---- Source records
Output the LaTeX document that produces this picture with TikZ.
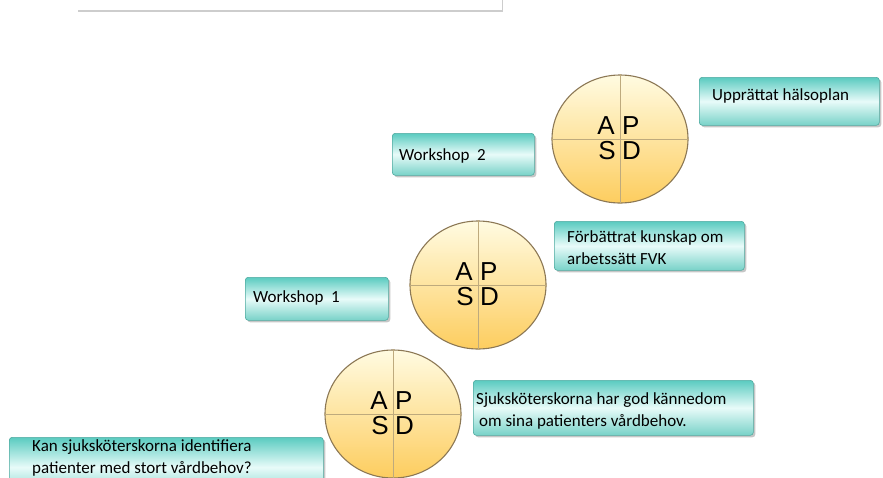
--------
---- Source records
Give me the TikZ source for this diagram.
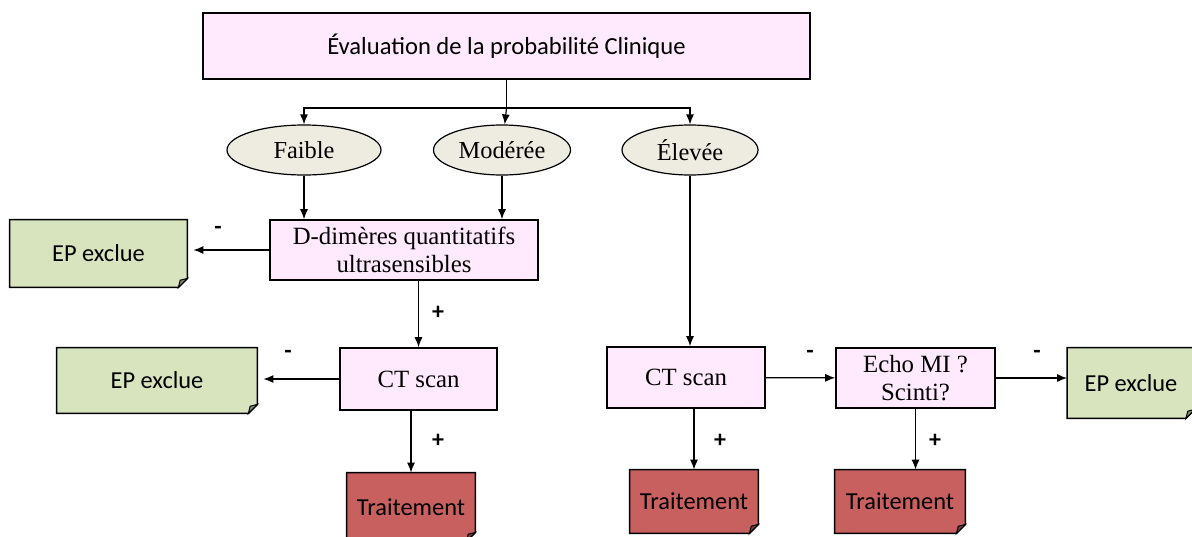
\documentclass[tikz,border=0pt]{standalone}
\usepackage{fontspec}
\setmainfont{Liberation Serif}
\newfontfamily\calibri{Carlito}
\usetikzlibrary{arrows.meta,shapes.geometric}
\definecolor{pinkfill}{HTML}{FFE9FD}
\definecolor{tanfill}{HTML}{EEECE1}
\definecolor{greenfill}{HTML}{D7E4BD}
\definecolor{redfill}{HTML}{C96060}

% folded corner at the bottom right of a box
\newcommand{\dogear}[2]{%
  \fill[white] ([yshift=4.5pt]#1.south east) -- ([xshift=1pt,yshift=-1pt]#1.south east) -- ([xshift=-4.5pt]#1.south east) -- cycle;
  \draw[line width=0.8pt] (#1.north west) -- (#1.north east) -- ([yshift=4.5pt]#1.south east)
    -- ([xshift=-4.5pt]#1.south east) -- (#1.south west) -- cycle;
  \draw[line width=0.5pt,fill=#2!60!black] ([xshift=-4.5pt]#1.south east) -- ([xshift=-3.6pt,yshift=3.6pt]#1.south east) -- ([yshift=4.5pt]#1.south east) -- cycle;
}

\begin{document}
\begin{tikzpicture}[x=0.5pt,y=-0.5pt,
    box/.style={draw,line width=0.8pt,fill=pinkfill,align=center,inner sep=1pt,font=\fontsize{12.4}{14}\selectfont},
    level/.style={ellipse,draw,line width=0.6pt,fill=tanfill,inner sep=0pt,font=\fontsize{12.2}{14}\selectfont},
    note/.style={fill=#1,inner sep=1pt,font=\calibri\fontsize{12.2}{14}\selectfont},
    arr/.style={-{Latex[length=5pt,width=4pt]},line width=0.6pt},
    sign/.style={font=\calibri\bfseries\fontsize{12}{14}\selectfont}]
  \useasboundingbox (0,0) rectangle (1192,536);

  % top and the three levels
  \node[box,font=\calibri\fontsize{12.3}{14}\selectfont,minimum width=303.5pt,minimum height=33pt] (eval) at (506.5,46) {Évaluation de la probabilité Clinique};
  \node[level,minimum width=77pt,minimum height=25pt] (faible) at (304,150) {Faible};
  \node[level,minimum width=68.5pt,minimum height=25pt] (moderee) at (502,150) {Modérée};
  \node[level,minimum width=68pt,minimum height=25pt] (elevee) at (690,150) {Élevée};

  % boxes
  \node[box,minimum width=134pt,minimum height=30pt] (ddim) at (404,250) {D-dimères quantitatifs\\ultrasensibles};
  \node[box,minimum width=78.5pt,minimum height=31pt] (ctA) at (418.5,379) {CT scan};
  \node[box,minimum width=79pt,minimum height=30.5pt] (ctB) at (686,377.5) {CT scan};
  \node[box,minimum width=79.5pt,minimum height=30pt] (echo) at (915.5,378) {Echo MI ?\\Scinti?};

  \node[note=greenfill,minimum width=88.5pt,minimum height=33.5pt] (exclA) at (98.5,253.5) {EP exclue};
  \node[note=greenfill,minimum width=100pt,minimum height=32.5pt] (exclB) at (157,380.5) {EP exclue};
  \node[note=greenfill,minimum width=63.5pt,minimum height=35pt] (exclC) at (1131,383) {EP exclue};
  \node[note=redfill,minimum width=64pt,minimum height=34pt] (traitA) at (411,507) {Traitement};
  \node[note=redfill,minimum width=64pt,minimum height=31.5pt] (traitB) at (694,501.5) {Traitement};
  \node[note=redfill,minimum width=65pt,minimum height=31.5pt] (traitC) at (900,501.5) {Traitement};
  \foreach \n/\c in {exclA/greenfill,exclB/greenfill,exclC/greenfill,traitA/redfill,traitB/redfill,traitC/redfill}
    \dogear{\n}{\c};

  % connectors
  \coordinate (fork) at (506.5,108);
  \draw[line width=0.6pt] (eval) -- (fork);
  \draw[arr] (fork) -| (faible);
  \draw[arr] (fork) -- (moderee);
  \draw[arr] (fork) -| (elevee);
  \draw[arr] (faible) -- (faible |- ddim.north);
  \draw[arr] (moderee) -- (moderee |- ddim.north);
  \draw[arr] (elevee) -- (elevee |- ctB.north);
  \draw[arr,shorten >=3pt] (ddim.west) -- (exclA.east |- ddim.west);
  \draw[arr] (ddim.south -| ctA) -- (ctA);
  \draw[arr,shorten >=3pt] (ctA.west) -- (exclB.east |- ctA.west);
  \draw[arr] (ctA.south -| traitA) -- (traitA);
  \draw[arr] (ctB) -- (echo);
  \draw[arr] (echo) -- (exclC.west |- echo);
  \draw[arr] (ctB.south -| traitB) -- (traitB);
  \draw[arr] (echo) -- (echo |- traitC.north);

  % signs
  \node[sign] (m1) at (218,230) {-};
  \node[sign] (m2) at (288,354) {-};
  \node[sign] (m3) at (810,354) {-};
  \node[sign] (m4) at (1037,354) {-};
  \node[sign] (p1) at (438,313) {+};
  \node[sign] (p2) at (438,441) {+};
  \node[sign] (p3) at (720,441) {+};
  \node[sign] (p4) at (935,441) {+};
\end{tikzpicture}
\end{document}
--------
Objective: Return only the number of lines in the entries that contain the string "this".

Written answer: 2